Das Licht ist meist bunt und billig; grelle Neonfarben,
Bühnenlichter. Am Tag spürt man gleichzeitig die Trostlosigkeit und die
Schönheit des Landes. Portugal wirkt hier echt, keine gestellte Schönheit,
sondern Schönheit, die aus den Abgründen entsteht. In einer weiteren beeindruckenden Szene
sprechen zwei Schauspieler über den Film. Einer ist Laie und erzählt, wie es
ihn fertig macht, dass der Regisseur ständig das Drehbuch verändert. In der
anschließenden Sequenz spielt er dann eine Szene innerhalb der Fiktion (?) des
Films. Reduziert man Our beloved month of August jetzt auf
dieses Spiel zwischen Fiktion und Dokumentation, diese
Cassavettes-Unsicherheit, die dadurch entsteht beim Zusehen, dann übersieht man
die Aufrichtigkeit, die hinter den kleinen Geschichten steht. Der Film
beleuchtet den Prozess eines Filmemachers, seine Suche nach Geschichten und
Gesichtern; Gomes öffnet sich nicht beim Schreiben oder weit vor dem Film,
sondern er schreibt, schneidet und öffnet sich während er filmt.

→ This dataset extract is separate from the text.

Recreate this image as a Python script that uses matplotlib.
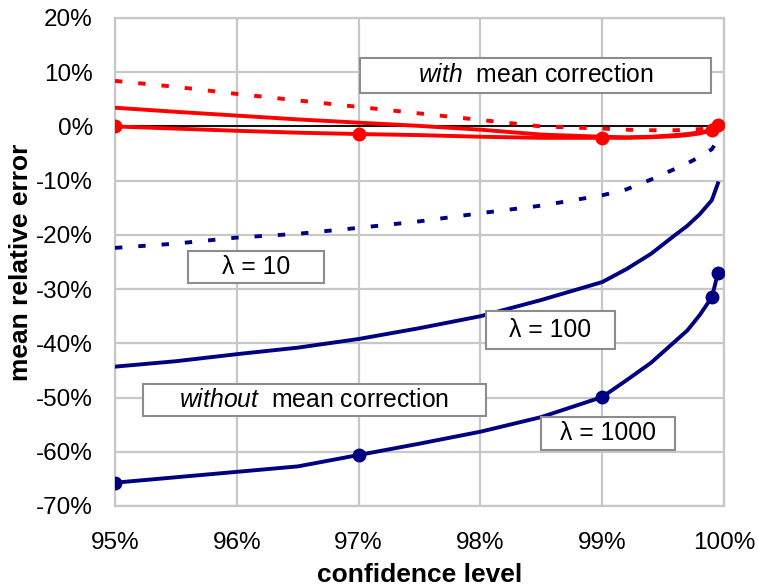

Diese Art einen Film zu realisieren ist ein hohes Risiko und
verdient den allerhöchsten Respekt. Hier ist der Weg zum Ergebnis ein Teil des Ergebnisses
geworden; es bedarf eines großen Vertrauens der Crew und der Produktion. Es ist
ein kreativer Prozess, in den jeder entscheidend eingreifen wird, eine Reise
eben, die ziemlich ungewiss bleibt. Wenn dann ein derart kohärentes Werk zum
Vorschein tritt, in dem die Teile eben nicht gezwungen alle aufgelöst werden
oder zusammenlaufen, sondern in denen kleine Geschichte für sich stehen und
atmen dürfen, dann ist das eine bedeutende Leistung in filmischer Hinsicht.
Ganz ohne tolle Plansequenzen, sensationelle Bilder und überambitionierte
Charakterzeichnung. Es ist zutiefst europäisches Kino, aber es ist ein Kino,
das Kino hinterfragt.
Außerdem
Hier eine Diskussion unter Kritikern, die The Dark Knight Rises (meist) sehr negativ gegenübersteht, um auch die andere Seite meiner Äußerungen aus der letzten Woche zu beleuchten. Einiges dort halte ich für sinnvoll, die politischen Diskussionen halte ich bei einem Blockbuster für Wichtigtuerei von Kritikern.
Chris Marker ist verstorben. Er war einer der größten Filmemacher. Jeder, der seine Filme Sans Soleil und La Jetée noch nicht gesehen hat, sollte dies spätestens jetzt dringend nachholen.